While it might sound highfalutin, it’s also the guiding principle that helped us win more awards than any other publication in a national contest last month, recognizing the best in real estate journalism.
The National Association of Real Estate Editors (NAREE) named The Real Deal tops in five categories. (NAREE is the only association of writers, editors, columnists and freelancers that covers residential and commercial real estate; highly esteemed publications such as the Washington Post and Wall Street Journal also entered the competition.)
We won the prize for the Best Real Estate-Focused Website in the country, and, for the second year in a row, won top honors for the Best Commercial Real Estate Trade Magazine in the nation. We also won prizes for three stories we ran last year.

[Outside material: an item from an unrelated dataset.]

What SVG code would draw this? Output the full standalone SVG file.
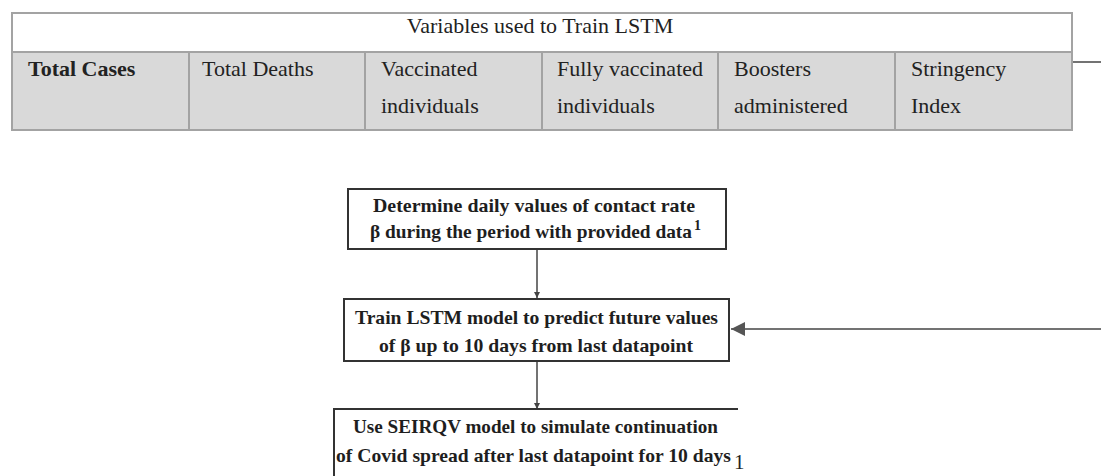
<svg xmlns="http://www.w3.org/2000/svg" width="1101" height="476" viewBox="0 0 1101 476">
<defs>
<style>
.tt{font-family:"Liberation Serif","Times New Roman",serif;font-size:22px;fill:#222}
.tb{font-weight:bold}
.fc{font-family:"Liberation Serif","Times New Roman",serif;font-size:19px;font-weight:bold;fill:#1e1e1e}
.grid{stroke:#a3a3a3;stroke-width:2;fill:none}
.box{fill:#fff;stroke:#333;stroke-width:2}
.conn{stroke:#444;stroke-width:1.5;fill:none}
</style>
<marker id="ah" viewBox="0 0 10 10" refX="10" refY="5" markerWidth="6" markerHeight="6" orient="auto" markerUnits="userSpaceOnUse">
<path d="M0,0 L10,5 L0,10 z" fill="#444"/>
</marker>
<marker id="ahBig" viewBox="0 0 10 10" refX="10" refY="5" markerWidth="14" markerHeight="14" orient="auto" markerUnits="userSpaceOnUse">
<path d="M0,0 L10,5 L0,10 z" fill="#555"/>
</marker>
</defs>
<rect width="1101" height="476" fill="#fff"/>

<g id="variables-table">
<rect x="12" y="52" width="1060" height="78" fill="#d9d9d9"/>
<rect x="12" y="13" width="1060" height="39" fill="#fff"/>
<rect class="grid" x="12" y="13" width="1060" height="117"/>
<line class="grid" x1="12" y1="52" x2="1072" y2="52"/>
<line class="grid" x1="189" y1="52" x2="189" y2="130"/>
<line class="grid" x1="365" y1="52" x2="365" y2="130"/>
<line class="grid" x1="542" y1="52" x2="542" y2="130"/>
<line class="grid" x1="718" y1="52" x2="718" y2="130"/>
<line class="grid" x1="895" y1="52" x2="895" y2="130"/>
<text class="tt" x="540" y="33" text-anchor="middle">Variables used to Train LSTM</text>
<text class="tt tb" x="28" y="76">Total Cases</text>
<text class="tt" x="202" y="76">Total Deaths</text>
<text class="tt" x="381" y="76">Vaccinated</text>
<text class="tt" x="381" y="113">individuals</text>
<text class="tt" x="557" y="76">Fully vaccinated</text>
<text class="tt" x="557" y="113">individuals</text>
<text class="tt" x="734" y="76">Boosters</text>
<text class="tt" x="734" y="113">administered</text>
<text class="tt" x="911" y="76">Stringency</text>
<text class="tt" x="911" y="113">Index</text>
</g>

<g id="connectors">
<line class="conn" x1="1073" y1="62" x2="1101" y2="62"/>
<line class="conn" x1="1101" y1="329" x2="731" y2="329" marker-end="url(#ahBig)"/>
<line class="conn" x1="537" y1="250" x2="537" y2="298" marker-end="url(#ah)"/>
<line class="conn" x1="537" y1="361" x2="537" y2="409" marker-end="url(#ah)"/>
</g>

<g id="step-determine-beta">
<rect class="box" x="348" y="189" width="378" height="60"/>
<text class="fc" x="373" y="212" textLength="322" lengthAdjust="spacingAndGlyphs">Determine daily values of contact rate</text>
<text class="fc" x="370" y="238"><tspan textLength="322" lengthAdjust="spacingAndGlyphs">β during the period with provided data</tspan><tspan dx="2" dy="-8" font-size="14">1</tspan></text>
</g>

<g id="step-train-lstm">
<rect class="box" x="344" y="299" width="385" height="62"/>
<text class="fc" x="355" y="324" textLength="363" lengthAdjust="spacingAndGlyphs">Train LSTM model to predict future values</text>
<text class="fc" x="379" y="352" textLength="314" lengthAdjust="spacingAndGlyphs">of β up to 10 days from last datapoint</text>
</g>

<g id="step-seirqv">
<path class="box" d="M334,478 L334,409 L738,409" fill="#fff"/>
<text class="fc" x="353" y="433" textLength="365" lengthAdjust="spacingAndGlyphs">Use SEIRQV model to simulate continuation</text>
<text class="fc" x="336" y="462"><tspan textLength="395" lengthAdjust="spacingAndGlyphs">of Covid spread after last datapoint for 10 days</tspan><tspan dx="3" dy="7" font-size="21" font-weight="normal" fill="#222">1</tspan></text>
</g>
</svg>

Senior reporter Adam Pincus won first place for the Best Commercial Real Estate Story by a Trade Magazine for his “Penciling out 737 Park,” about Harry Macklowe’s Upper East Side building purchase at that address. The story took an in-depth look at the costs (including the costs to displace current residents) behind the largest condo conversion in the city since the bust.
For her story, “Tumult at Nouvel Tower,” on allegations of corner-cutting at a glamorous (and high priced) residential tower designed by starchitect Jean Nouvel, deputy managing editor Candace Taylor won Best Residential Story by a Trade Magazine.
In the same category, Pincus took second place for his story “Reassessing REBNY,” which provided a first-ever look into the finances behind the powerful trade organization the Real Estate Board of New York.
(The Real Deal has won awards in the only two competitions it’s ever entered, so I guess we need to enter more.)
When it comes to Manhattan real estate, “follow the money” could not be more relevant. And it doesn’t only apply to investigative journalism.
You need to follow the money to understand how the city works generally. If you don’t understand how money works in New York City, you don’t understand New York City.
And, more importantly, if you don’t understand the visceral impulse that most in New York’s business world have to make money (for survival, greed, prestige or any other reason), you also don’t get one of the main engines that makes New York run.
While reporters aren’t primarily motivated by money themselves — usually — they are taught here (like at other reputable publications) to understand that impulse and to follow the money to find the story. By following that trail, we try to provide transparency to an industry that has little, and provide a level playing field in terms of information.
The strangest thing to me, especially as we near the presidential election, is the role politics plays in our lives compared to the role that money-making and capitalism plays.
If democracy and capitalism are supposed to be the twin pillars of the society we live in, most of us (except those who do work for the government) have little-to-no involvement with democracy in any meaningful way aside from maybe voting every few years. Think of the amount of time most people spend reading about politics or talking about it versus acting on it.
Much of our news is political sound bites and posturing, and much of what unfolds we have little participation in. Not that more of us shouldn’t be politically involved. But capitalism is actually what dominates most people’s workaday lives, which also makes following the money that much more important, from Watergate-level reporting down to the local economy to the apartment selling next door.
In this issue, we continue to follow the money. We track the rise in new developments occurring in the city, profile the nation’s largest mortgage lender and rank the top agents in Manhattan residential real estate by dollar volume of the properties they are listing, among other stories. Enjoy the issue!